I am growing older and can't stop it.  I feel more and more helpless, more and more overwhelmed by life, by the 6:00 news, by noise and clutter and flashing lights and honking horns, by the Internet, by too many choices and decisions, by the clamoring of my own inner needs.  I am only in my fifties.  If I'm feeling this now, what on earth is it going to be like in my sixties? seventies? eighties?  Will I even still be here?  It all gives new meaning to what it means to be "out of control."  I'm realizing that its not just other family members who are beyond my control, or their choices, or co-workers or finances--it's every tiny parcel of every day.  I do not know what is coming today or the next hour or the next minute.  How do you stay open hearted and exposed to the good and the beautiful when you're startling and flinching whenever there is a sudden noise or that unexpected phone call or that physical sensation that you're trying to manage? 

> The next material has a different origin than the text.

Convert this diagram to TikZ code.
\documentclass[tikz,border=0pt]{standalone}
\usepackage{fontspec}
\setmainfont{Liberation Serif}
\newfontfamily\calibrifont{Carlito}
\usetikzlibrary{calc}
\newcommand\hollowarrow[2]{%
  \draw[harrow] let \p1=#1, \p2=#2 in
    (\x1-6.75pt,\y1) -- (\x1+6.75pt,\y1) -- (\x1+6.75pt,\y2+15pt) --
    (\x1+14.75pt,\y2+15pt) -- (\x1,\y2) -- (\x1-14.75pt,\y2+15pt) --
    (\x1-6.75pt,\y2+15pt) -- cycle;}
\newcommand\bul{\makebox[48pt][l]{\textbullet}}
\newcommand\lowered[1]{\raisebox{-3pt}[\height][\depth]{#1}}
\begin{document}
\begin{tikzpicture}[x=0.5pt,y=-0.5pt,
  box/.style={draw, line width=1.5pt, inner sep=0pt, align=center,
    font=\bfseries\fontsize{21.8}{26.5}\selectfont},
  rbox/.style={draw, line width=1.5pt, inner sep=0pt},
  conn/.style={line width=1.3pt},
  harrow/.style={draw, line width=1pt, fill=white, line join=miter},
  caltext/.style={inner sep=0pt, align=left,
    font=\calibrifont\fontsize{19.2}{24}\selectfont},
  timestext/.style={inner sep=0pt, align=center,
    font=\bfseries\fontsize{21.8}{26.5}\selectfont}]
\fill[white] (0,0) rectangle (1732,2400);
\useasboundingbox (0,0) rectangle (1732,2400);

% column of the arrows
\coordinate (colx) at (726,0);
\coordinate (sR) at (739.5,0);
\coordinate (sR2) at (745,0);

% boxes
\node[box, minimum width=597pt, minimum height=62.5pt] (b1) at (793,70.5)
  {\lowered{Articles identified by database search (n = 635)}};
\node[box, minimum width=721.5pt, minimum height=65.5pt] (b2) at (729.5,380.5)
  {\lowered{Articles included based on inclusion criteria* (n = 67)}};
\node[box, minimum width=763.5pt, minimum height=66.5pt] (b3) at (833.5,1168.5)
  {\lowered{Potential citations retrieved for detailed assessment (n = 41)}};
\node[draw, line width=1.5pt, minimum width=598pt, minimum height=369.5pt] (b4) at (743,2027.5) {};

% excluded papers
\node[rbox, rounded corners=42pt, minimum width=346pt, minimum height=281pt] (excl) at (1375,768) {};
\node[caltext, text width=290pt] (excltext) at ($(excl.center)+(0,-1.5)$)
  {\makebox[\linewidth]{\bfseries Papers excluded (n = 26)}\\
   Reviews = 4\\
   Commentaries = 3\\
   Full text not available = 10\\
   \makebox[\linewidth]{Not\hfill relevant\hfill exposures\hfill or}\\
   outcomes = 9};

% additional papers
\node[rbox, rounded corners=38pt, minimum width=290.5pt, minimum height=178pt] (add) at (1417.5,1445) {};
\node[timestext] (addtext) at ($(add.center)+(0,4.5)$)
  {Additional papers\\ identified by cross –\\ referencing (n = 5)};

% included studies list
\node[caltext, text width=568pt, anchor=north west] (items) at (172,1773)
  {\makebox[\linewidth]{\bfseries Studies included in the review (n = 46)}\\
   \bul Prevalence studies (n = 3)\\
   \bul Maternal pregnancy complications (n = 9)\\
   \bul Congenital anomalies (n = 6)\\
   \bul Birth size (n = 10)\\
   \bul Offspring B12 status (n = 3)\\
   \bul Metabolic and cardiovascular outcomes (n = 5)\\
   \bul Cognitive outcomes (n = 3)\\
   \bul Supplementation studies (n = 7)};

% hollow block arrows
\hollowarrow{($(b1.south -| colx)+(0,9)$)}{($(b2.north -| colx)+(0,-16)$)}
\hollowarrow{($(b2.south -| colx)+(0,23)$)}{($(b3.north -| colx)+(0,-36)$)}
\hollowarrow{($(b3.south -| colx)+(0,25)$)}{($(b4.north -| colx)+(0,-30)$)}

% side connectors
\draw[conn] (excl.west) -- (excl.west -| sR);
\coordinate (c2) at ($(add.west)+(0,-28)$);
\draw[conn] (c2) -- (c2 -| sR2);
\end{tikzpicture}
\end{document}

Late in the morning I felt hungry and I was out running errands and decided to get one of my favorite meals.  I stood in line pretending that my whole life was in order, not letting on that I felt weak as a kitten and vulnerable as a naked baby bird.  I bought my meal...have a nice day, the girl behind the counter said.  I needed quiet, so I drove to the river and sat in the car and watched as people here and there fed the geese and pigeons. 

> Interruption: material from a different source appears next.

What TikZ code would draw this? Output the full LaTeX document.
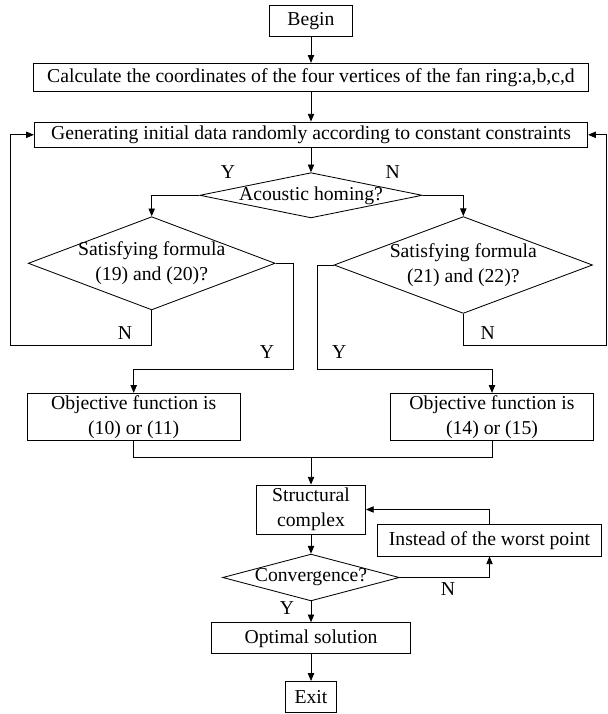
\documentclass[tikz,border=0pt]{standalone}
\usepackage{fontspec}
\setmainfont{Liberation Serif}
\usetikzlibrary{shapes.geometric,arrows.meta}

\begin{document}
\begin{tikzpicture}[x=0.025cm, y=-0.025cm, line width=0.6pt,
		every node/.style={font=\fontsize{14}{17.8}\selectfont},
		box/.style={draw, rectangle, inner sep=0pt, align=center},
		decision/.style={draw, diamond, inner xsep=0pt, align=center},
		arr/.style={-{Triangle[length=5.5pt, width=4.5pt]}}]

		\useasboundingbox (0,0) rectangle (607,714);

		% --- Main Column ---
		\node[box, minimum width=2.085cm, minimum height=0.79cm] (begin) at (311,20.8) {Begin};
		\node[box, minimum width=13.875cm, minimum height=0.71cm] (calc) at (311,77.5) {Calculate the coordinates of the four vertices of the fan ring:a,b,c,d};
		\node[box, minimum width=13.83cm, minimum height=0.64cm] (gen) at (311,134.8) {Generating initial data randomly according to constant constraints};
		\node[decision, inner ysep=-2pt, shape aspect=5, minimum width=5.56cm, minimum height=1.13cm] (acoustic) at (311,195.3) {Acoustic homing?};

		% --- Branches ---
		\node[decision, inner ysep=-6pt, shape aspect=3, minimum width=6.17cm, minimum height=2.33cm] (sat1) at (151.7,263.3) {Satisfying formula\\(19) and (20)?};
		\node[decision, inner ysep=-6pt, shape aspect=3, minimum width=6.46cm, minimum height=2.42cm] (sat2) at (463.3,265) {Satisfying formula\\(21) and (22)?};
		\node[box, minimum width=5.32cm, minimum height=1.17cm] (obj1) at (133.7,416.7) {Objective function is\\(10) or (11)};
		\node[box, minimum width=5.065cm, minimum height=1.17cm] (obj2) at (492,416.7) {Objective function is\\(14) or (15)};

		% --- Lower Part ---
		\node[box, minimum width=2.725cm, minimum height=1.225cm] (struct) at (311,509.5) {Structural\\complex};
		\node[box, minimum width=5.61cm, minimum height=0.79cm] (worst) at (489.5,540.2) {Instead of the worst point};
		\node[decision, inner ysep=-2pt, shape aspect=4.2, minimum width=4.415cm, minimum height=1.17cm] (conv) at (311,577.5) {Convergence?};
		\node[box, minimum width=4.98cm, minimum height=0.78cm] (optimal) at (311,638.3) {Optimal solution};
		\node[box, minimum width=1.27cm, minimum height=0.78cm] (exit) at (311,697) {Exit};

		% --- Corner Points ---
		\coordinate (loopL) at (10,345.7);
		\coordinate (loopR) at (606,345.7);
		\coordinate (yesL) at (293.3,369.3);
		\coordinate (yesR) at (317.3,369.3);
		\coordinate (join) at (311,457.7);

		% --- Connectors ---
		\draw[arr] (begin) -- (calc);
		\draw[arr] (calc) -- (gen);
		\draw[arr] (gen) -- (acoustic);
		\draw[arr] (acoustic.west) -| (sat1.north);
		\draw[arr] (acoustic.east) -| (sat2.north);

		% retry loops
		\draw[arr] (sat1.south) |- (loopL) |- (gen.west);
		\draw[arr] (sat2.south) |- (loopR) |- (gen.east);

		% accepted data
		\draw[arr] (sat1.east) -| (yesL) -| (obj1.north);
		\draw[arr] (sat2.west) -| (yesR) -| (obj2.north);
		\draw (obj1.south) |- (join) -| (obj2.south);
		\draw[arr] (join) -- (struct.north);

		% complex loop
		\draw[arr] (struct) -- (conv);
		\draw[arr] (conv.east) -| (worst.south);
		\draw[arr] (worst.north) |- (struct.east);
		\draw[arr] (conv) -- (optimal);
		\draw[arr] (optimal) -- (exit);

		% --- Labels ---
		\node (yA) at (228,171.7) {Y};
		\node (nA) at (392.7,171.7) {N};
		\node (nL) at (125,333) {N};
		\node (yL) at (267,351.7) {Y};
		\node (yR) at (339.3,351.7) {Y};
		\node (nR) at (487.7,333) {N};
		\node (nC) at (448,589) {N};
		\node (yC) at (287,608) {Y};

	\end{tikzpicture}
\end{document}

I took a bite of my food and watched a man and a woman and three young girls set their picnic out on the picnic table.  The girls threw bread crumbs to the birds.  I chewed my food but felt a tidal wave of grief welling up and out of my soul.  Stay with it, I told myself.  Look at it.  Feel it. I stopped chewing and stared at my food and let it come, swelling up and up like water filling a cavern, rising and suddenly spilling over the top until the tears were dripping down and I had to gasp to breathe. 

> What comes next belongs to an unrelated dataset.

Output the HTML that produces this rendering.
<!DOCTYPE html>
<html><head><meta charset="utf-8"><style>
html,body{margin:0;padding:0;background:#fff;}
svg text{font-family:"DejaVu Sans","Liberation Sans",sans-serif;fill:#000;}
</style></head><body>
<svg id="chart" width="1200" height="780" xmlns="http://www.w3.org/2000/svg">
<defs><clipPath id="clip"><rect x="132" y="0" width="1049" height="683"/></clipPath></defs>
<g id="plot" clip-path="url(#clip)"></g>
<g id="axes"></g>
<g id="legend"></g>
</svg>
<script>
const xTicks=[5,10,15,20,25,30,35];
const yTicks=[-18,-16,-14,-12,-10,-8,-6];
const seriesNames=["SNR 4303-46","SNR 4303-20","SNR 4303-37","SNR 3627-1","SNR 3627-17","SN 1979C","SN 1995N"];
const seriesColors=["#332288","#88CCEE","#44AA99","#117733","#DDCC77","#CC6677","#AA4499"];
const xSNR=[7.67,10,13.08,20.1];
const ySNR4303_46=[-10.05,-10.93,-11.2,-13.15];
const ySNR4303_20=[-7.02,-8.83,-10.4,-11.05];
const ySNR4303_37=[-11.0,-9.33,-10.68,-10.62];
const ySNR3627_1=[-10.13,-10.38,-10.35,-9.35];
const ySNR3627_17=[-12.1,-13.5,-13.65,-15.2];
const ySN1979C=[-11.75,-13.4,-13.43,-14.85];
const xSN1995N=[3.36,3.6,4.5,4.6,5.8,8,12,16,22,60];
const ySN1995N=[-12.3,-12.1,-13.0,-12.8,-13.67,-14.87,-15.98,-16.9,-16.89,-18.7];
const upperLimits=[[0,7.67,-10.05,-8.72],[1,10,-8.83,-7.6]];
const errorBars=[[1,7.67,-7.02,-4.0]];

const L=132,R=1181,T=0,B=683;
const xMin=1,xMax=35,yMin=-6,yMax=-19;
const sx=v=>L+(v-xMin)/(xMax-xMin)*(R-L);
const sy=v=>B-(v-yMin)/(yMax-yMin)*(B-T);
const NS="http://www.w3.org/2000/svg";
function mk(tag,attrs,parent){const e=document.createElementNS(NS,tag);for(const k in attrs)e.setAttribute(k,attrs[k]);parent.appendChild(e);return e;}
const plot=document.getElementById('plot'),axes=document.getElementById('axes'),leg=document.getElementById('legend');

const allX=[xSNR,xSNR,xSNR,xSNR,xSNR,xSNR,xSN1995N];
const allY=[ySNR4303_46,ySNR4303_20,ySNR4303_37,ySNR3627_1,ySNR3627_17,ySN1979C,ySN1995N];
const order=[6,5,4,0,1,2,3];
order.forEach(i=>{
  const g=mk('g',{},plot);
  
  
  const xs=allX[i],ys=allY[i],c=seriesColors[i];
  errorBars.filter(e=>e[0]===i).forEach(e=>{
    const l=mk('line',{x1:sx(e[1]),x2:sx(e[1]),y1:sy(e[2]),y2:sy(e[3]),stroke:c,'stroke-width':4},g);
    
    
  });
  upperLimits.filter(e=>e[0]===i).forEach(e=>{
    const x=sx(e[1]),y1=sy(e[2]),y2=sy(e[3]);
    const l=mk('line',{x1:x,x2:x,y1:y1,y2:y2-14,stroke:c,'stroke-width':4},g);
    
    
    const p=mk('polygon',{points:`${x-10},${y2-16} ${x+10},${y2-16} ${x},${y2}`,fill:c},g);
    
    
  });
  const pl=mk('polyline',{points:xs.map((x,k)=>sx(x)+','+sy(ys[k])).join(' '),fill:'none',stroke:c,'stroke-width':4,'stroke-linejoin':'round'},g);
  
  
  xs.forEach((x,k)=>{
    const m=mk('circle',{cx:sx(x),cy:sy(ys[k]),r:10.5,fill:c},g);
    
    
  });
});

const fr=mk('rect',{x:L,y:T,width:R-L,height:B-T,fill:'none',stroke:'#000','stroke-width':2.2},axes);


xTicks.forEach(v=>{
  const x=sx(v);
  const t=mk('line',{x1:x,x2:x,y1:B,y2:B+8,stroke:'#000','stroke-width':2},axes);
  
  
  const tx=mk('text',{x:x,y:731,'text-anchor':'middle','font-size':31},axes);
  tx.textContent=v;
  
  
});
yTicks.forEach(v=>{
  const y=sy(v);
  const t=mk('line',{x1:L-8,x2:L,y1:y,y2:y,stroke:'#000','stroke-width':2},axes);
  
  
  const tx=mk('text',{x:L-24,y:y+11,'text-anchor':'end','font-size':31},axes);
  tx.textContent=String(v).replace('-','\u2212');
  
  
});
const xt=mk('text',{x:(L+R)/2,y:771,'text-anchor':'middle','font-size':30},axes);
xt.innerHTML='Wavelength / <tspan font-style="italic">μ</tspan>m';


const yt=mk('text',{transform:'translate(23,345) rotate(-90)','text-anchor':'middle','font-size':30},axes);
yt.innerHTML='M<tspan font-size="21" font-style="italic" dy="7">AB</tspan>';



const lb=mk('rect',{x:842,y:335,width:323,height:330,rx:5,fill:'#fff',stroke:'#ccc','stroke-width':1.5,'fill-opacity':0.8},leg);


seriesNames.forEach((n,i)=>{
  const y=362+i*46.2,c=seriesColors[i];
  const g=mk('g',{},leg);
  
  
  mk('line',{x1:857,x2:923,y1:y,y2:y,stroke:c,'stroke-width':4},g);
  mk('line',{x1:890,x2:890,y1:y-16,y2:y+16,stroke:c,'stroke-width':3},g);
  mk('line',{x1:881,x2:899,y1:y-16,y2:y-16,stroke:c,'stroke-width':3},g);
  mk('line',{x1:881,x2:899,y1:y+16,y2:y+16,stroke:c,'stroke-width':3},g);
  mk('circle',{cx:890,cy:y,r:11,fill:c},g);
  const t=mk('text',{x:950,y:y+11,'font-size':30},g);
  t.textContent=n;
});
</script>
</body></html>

It was my daughter and all that's been lost, it was my oldest's suffering I had recently witnessed,  it was about my brother being gone--we are not five anymore, we are four--no more chances with him.  He's gone. It was about the stress and relentless strain of the last three years. It was about aging and about loneliness--these moments that are lived out of the deep wells of our lives are always lived out alone.  They can't be shared.  The depth and breadth and the waves and currents are too much to get out in words. 

I listened to the music playing on my car stereo.  I listened to one song over and over.  I pressed the replay button--three times, five times, ten times, and let the grief spill out.  I listened and watched the three girls feed the geese and then the gulls--the gulls riding and sailing the wind, spiraling up, riding silently down, now this way, now that, a mass of gray and white living leaves riding the wind.  I let what was sealed up inside come to the surface and gasp. 

Having time alone and having the quiet and giving myself space and privacy to let the waters well up and spill out was what I needed. When the waters rise, the leaves and debris float on the surface and finally are washed out when the waters spill over the top.  It leaves the basin cleaner.  A clean basin is easier to manage--less debris. 

It doesn't change any of the circumstances that cause me grief but it does allow me to accept them and make room for them without trying to control them.  It allows for the co-existence of pain and peace.  It takes that festering wound, sealed over with taut, red and swollen skin that's too tender to touch and brings it into the healing air, let's it begin to heal.